One of the most effective ways to keep your status as an adult, despite the move, is to pull your weight. This can either be financially or helping maintain the household. If you have income, it’s only fair to chip in for even the electric or water bill. If your parents refuse to take your money held support the household by cooking dinners, working on needed projects around the house, or taking charge of feeding, watering, and walking the dogs every day. Even pitching in to do the laundry, vacuum the carpets weekly, or simply cleaning up after yourself will help set the tone and rewrite the past.


The more you act like an adult, the more you’ll feel like an adult. Keep in mind, that your parents knew you as a child. They may not know the adult version of you yet. The only way you can work towards being treated as such is to model your new responsible behavior for them.


#3: Moving Back Home Can Cause Relationship Strain With Family

Even if your parents welcome you home with loving arms, there’s a chance your new presence may cause a bit of a relationship strain.


You may find you begin to feel resentful when your parents implement old rules, or try and restrict your behavior. On the flip side, your parents may begin to hold grudges if you aren’t pulling your weight (nobody likes a freeloader).


When unresolved tension begins to build this can cause an explosion of unmet expectations, emotional responses, and negative feelings to come flying out, causing more harm than good.


Thankfully, in a 2012 survey, only 18% of students transitioning home from college said their relationship with their parents become worse after their return.


What You Can Do About It:

When it comes down to it, respect your parent's rules. While you may immediately feel the need to fight back with what I just said, hear me out. Your parents legally don’t have to let you back home. In many cases, you would be much worse off relying on an entry-level job and student loans to pay rent. Be thankful they’re allowing you to stay - in some cases, rent-free.

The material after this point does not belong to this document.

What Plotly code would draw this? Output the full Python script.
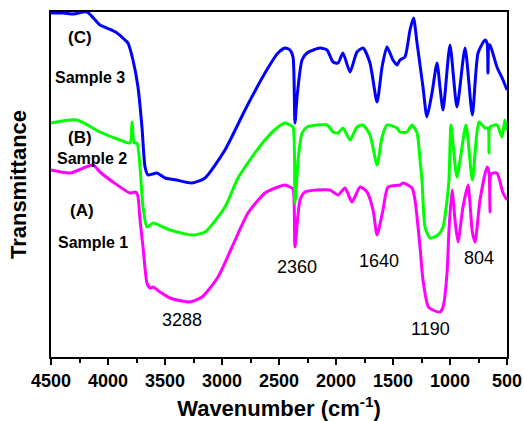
import plotly.graph_objects as go

# FTIR spectra, offset vertically (arbitrary transmittance units)
wn_s3 = [4500, 4395, 4300, 4184, 4070, 3990, 3921, 3860, 3825, 3781, 3737, 3702, 3675,
         3649, 3610, 3570, 3500, 3400, 3263, 3149, 2974, 2798, 2623, 2509, 2447, 2404,
         2377, 2360, 2340, 2298, 2254, 2140, 2079, 2026, 1982, 1939, 1877, 1816, 1763,
         1702, 1640, 1596, 1553, 1500, 1465, 1439, 1395, 1351, 1320, 1289, 1237, 1202,
         1158, 1114, 1088, 1061, 1000, 939, 868, 804, 754, 693, 675, 667, 658, 649, 588,
         535, 500]
t_s3 = [344, 344, 343, 345, 332, 328, 324, 318, 314, 297, 270, 230, 190,
        182, 183, 184, 179, 177, 174, 179, 207, 247, 284, 304, 309, 307,
        300, 234, 262, 297, 304, 309, 307, 295, 294, 304, 285, 305, 309,
        294, 255, 290, 310, 297, 292, 297, 300, 327, 339, 314, 270, 240,
        264, 294, 270, 247, 312, 250, 309, 242, 304, 317, 314, 284, 312, 312, 290,
        277, 267]

wn_s2 = [4500, 4272, 4070, 3895, 3807, 3789, 3770, 3746, 3719, 3710, 3693, 3658, 3605,
         3518, 3456, 3263, 3149, 2974, 2860, 2737, 2623, 2509, 2447, 2404, 2377, 2360,
         2330, 2298, 2254, 2079, 2026, 1982, 1939, 1877, 1816, 1763, 1702, 1640, 1596,
         1553, 1465, 1439, 1377, 1333, 1289, 1263, 1246, 1219, 1175, 1105, 1061, 1026,
         1009, 991, 939, 860, 804, 745, 693, 667, 658, 649, 588, 544, 518, 500]
t_s2 = [234, 237, 225, 217, 214, 235, 214, 214, 190, 175, 150, 130, 134,
        130, 127, 122, 125, 150, 179, 200, 217, 230, 234, 232, 230, 154,
        200, 224, 230, 232, 225, 224, 229, 217, 230, 232, 222, 192, 220,
        232, 229, 225, 225, 232, 224, 197, 177, 130, 119, 122, 130, 157,
        177, 232, 180, 232, 177, 235, 229, 229, 204, 230, 232, 220, 237, 227]

wn_s1 = [4500, 4333, 4132, 4070, 3956, 3807, 3760, 3740, 3719, 3693, 3658, 3632, 3605,
         3544, 3456, 3288, 3175, 3035, 2912, 2772, 2623, 2509, 2447, 2404, 2377, 2360,
         2316, 2272, 2053, 1982, 1921, 1860, 1789, 1728, 1675, 1640, 1588, 1544, 1439,
         1412, 1333, 1307, 1263, 1237, 1190, 1149, 1088, 1061, 1026, 1009, 982, 956,
         930, 886, 842, 804, 780, 737, 675, 658, 649, 640, 588, 535, 500]
t_s1 = [187, 184, 192, 185, 175, 164, 165, 162, 137, 110, 74, 69, 70,
        65, 59, 55, 60, 80, 110, 144, 164, 170, 172, 170, 168, 110,
        157, 165, 167, 162, 169, 155, 170, 165, 147, 122, 147, 170, 172,
        174, 169, 157, 110, 77, 50, 47, 45, 50, 84, 127, 167, 137,
        115, 150, 172, 125, 115, 157, 190, 185, 145, 183, 184, 164, 157]

peak_labels = ["3288", "2360", "1640", "1190", "804"]
peak_label_x = [3351, 2342, 1623, 1175, 746]
peak_label_y = [37, 90, 96, 28, 99]

series_tags = ["(C)", "Sample 3", "(B)", "Sample 2", "(A)", "Sample 1"]
tag_x = [4246, 4158, 4246, 4140, 4228, 4132]
tag_y = [320, 280, 220, 199, 147, 115]

fig = go.Figure()
for wn, t, color, name in [(wn_s1, t_s1, "#FF00FF", "Sample 1"),
                           (wn_s2, t_s2, "#00FF00", "Sample 2"),
                           (wn_s3, t_s3, "#0000FF", "Sample 3")]:
    fig.add_trace(go.Scatter(x=wn, y=t, mode="lines", name=name,
                             line=dict(color=color, width=3, shape="spline", smoothing=0.6)))

for txt, x, y in zip(peak_labels, peak_label_x, peak_label_y):
    fig.add_annotation(x=x, y=y, xref="x", yref="y", text=txt, showarrow=False,
                       font=dict(family="Arial, Liberation Sans", size=18, color="black"))

for txt, x, y in zip(series_tags, tag_x, tag_y):
    size = 17 if txt.startswith("(") else 16
    fig.add_annotation(x=x, y=y, xref="x", yref="y", text="<b>%s</b>" % txt, showarrow=False,
                       font=dict(family="Arial, Liberation Sans", size=size, color="black"))

fig.update_layout(
    width=524, height=421,
    margin=dict(l=51, r=17, t=12, b=64),
    paper_bgcolor="white", plot_bgcolor="white",
    showlegend=False,
    font=dict(family="Arial, Liberation Sans", color="black"),
)
fig.update_xaxes(
    range=[4500, 500], tickmode="linear", tick0=500, dtick=500,
    ticks="outside", ticklen=6, tickwidth=1.5, tickcolor="black",
    minor=dict(ticks="outside", ticklen=4, tickwidth=1.5, tickcolor="black", dtick=250, tick0=500),
    showline=True, linewidth=1.8, linecolor="black", mirror=True,
    showgrid=False, zeroline=False, automargin=False,
    tickfont=dict(size=18, weight="bold"),
    title=dict(text="Wavenumber (cm<sup>-1</sup>)", font=dict(size=22, weight="bold"), standoff=20),
)
fig.update_yaxes(
    range=[0, 345], showticklabels=False, ticks="",
    showline=True, linewidth=1.8, linecolor="black", mirror=True,
    showgrid=False, zeroline=False, automargin=False,
    title=dict(text="Transmittance", font=dict(size=22, weight="bold"), standoff=16),
)

fig.write_html("out.html")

Some parents may be giving up their own financial freedom by having you back so the least you can do is show respect to their wishes. Oftentimes, it may not be that they don’t trust you, but rather that this home is their home too.


For example, if your parents set regulations around when you can have friends over, how late they can stay, and how loud you can play your music, don’t think of it as them trying to control you or ruin your fun. Think like a logical adult: they don’t want to be awoken in the night to loud noises or sudden thuds as they try to sleep peacefully in their own home.


Transitioning Home: An Overview

So, you’re a student coming back home? While America has this grand idea of college students leaving home, never to return again, this is often not the case.


In some countries, young adults don’t even leave home until they get married and are set to begin a family. Don’t view your return home as backtracking. Think of it as a new chapter in a book you’ve already read. You may know what to expect, but there are always surprises and challenges that lie ahead.


If you find the return home isn’t all you’ve cracked it up to be, keep in mind that this is normal, and these feelings will likely pass as you get settled.


Is your relationship with your parents not what it used to be? If you find they are still treating you like a child, instead of talking about how you’re an adult now, show them. Help out around the house, clean up after yourself and support financially if possible.


Soon, you will find this return home is only the beginning of a new journey that awaits.